The group’s defence aerospace business also announced a contract to support the Canadian Air Force CC-130J fleet, valued at more than $70m. This contract will provide Lockheed Martin with logistics support for the AE 2100D3 engines for the next six years.
Issuing its interim results today, the firm said its order book remained strong at £58.4bn, slightly above the 2009 year-end figure of £58.3bn.
Group revenues during the six-month period increased to £5,421m, which compared with £5,142m in the first half of last year. Revenues on an underlying basis increased by 7% to £5,259m. Services revenues increased by 8% to £2,615m on an underlying basis.
Underlying profit before tax increased by 4% to £465m, up on the £445m recorded in the same period last year.

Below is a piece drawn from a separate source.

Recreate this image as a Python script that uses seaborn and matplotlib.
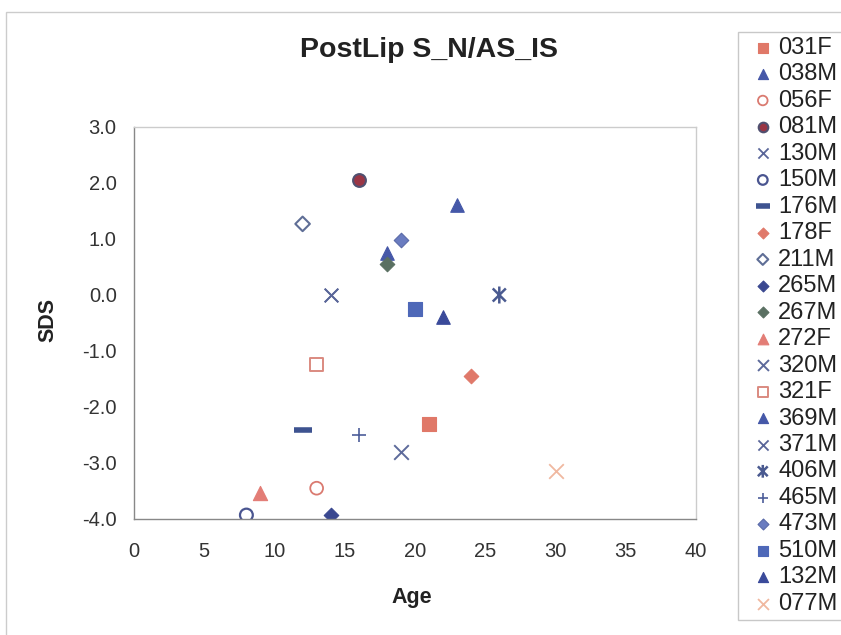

The company said it was in a strong financial position with its average net cash for the period up by £155m to £915m, which compares to £760m in the same period last year.
The balance sheet shows net cash of £1,388m at the period-end, compared with £1,275m last year.
The interim payment to shareholders has gone up 6.7% to 6.40p per share.
Sir John Rose, chief executive, said: “Rolls-Royce delivered a robust performance despite the continuing uncertainty in the global economy.
“We continue to make progress with our development programmes and new facility construction; these investments are designed to underpin the growth embedded in our order book and achieve productivity improvements.
“We now expect underlying profit for the full-year to be modestly higher than 2009, mainly due to good cost control and a strong trading performance from our Marine business.”